Under ICAO SARPs, the Recommended extent of a RESA is considerably greater than the concomitant Requirement for one. However, the context for the consideration of what may be just beyond a RESA is that worldwide, and even in the USA, there are still large numbers of runways used by air carrier aircraft which do not yet have even the ICAO required RESA or satisfy the more stringent ICAO Recommended Practice or meet the equivalent (for overrun purposes) FAA ‘Standard’. State AIPs do not always include specific reference to the extent of RESA provision.

The RESA for some runways is surrounded by such dangerous features, usually on the runway extended centreline, that it might be considered that a raised prior awareness of flight crew of those consequences might have some effect on their subsequent focus on the final decision to make or complete a landing on such runways rather than initiate a go around including ones commenced as Rejected Landings. Similar reasoning applies to any decision to attempt a Rejected Take Off from a speed above V1. There appears to be some circumstantial evidence that it is flight crew who do not have sufficiently detailed personal knowledge of significant terrain or obstacle challenge beyond the immediate confines of a runway who are more likely to be involved in overruns which lead to major airframe structural damage.

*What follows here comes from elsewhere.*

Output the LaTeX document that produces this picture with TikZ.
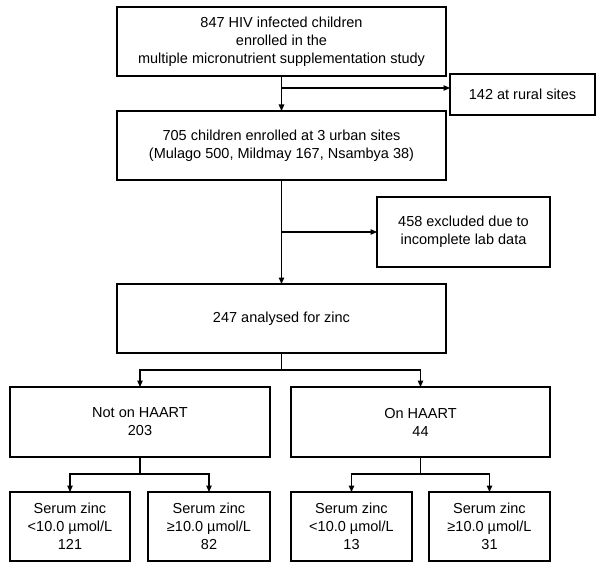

Although Aerodrome Obstacle and Precision Approach Terrain Charts published in the AD section of State AIPs can identify notable terrain changes, this information is not routinely transcribed to the documentation available to Flight Crew unless it refers to terrain awareness which is relevant to safety in flight. In the case of notable non-terrain ground obstructions, these will only be recorded in an AIP - and therefore capable of transcription to flight crew documentation - where they are relevant to safety in flight.

It should be noted that the safety case for an EMAS has generally been made as a substitutes for a fully-established RESA. Any application of EMAS to reducing the risk of occasional overrun on take off or overrun on landing which extends beyond RESA must be regarded as at best problematic in the absence of any studies to define an appropriate lateral extent given at least some tendency to increasing divergence from the runway centreline as distance from a runway end increases.

Some UK Examples of Sudden Terrain Change beyond defined RESAs

The following are examples of sudden down-sloping terrain change beyond the existing RESA provision at three ICAO Annex 14 Code 3/4 runways used regularly by air carrier and other aircraft in the UK. The choice of UK examples should not be taken to imply anything more than illustrative convenience.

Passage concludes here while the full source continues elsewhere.